Les découvertes de CLOUD concordent avec les observations faites par avion au-dessus de l’Amazonie, comme il est rapporté dans une étude accompagnant le même numéro de la revue Nature. Ces deux études combinées donnent une image convaincante de l’importance de la formation d’aérosols issus de l’isoprène et de sa pertinence pour l’atmosphère.

Depuis le début de son exploitation en 2009, l’expérience CLOUD a mis au jour plusieurs processus de formation et de croissance des particules d’aérosol dans différentes régions de l'atmosphère terrestre.

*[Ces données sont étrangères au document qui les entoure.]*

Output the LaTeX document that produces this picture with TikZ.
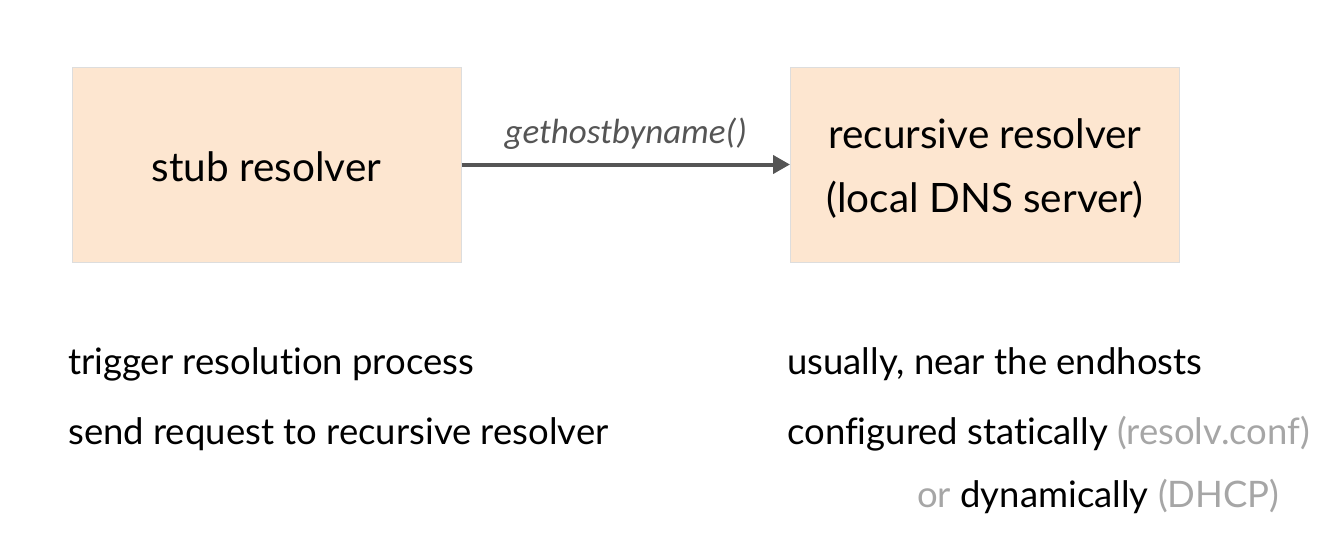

 « En plus d’aider les spécialistes du climat à comprendre le rôle essentiel joué par les aérosols dans le climat terrestre, les nouveaux résultats de CLOUD démontrent la richesse et la diversité du programme scientifique du CERN, ainsi que le potentiel de la science s’appuyant sur des accélérateurs pour répondre aux défis sociétaux », souligne Joachim Mnich, directeur de la recherche et de l’informatique du CERN.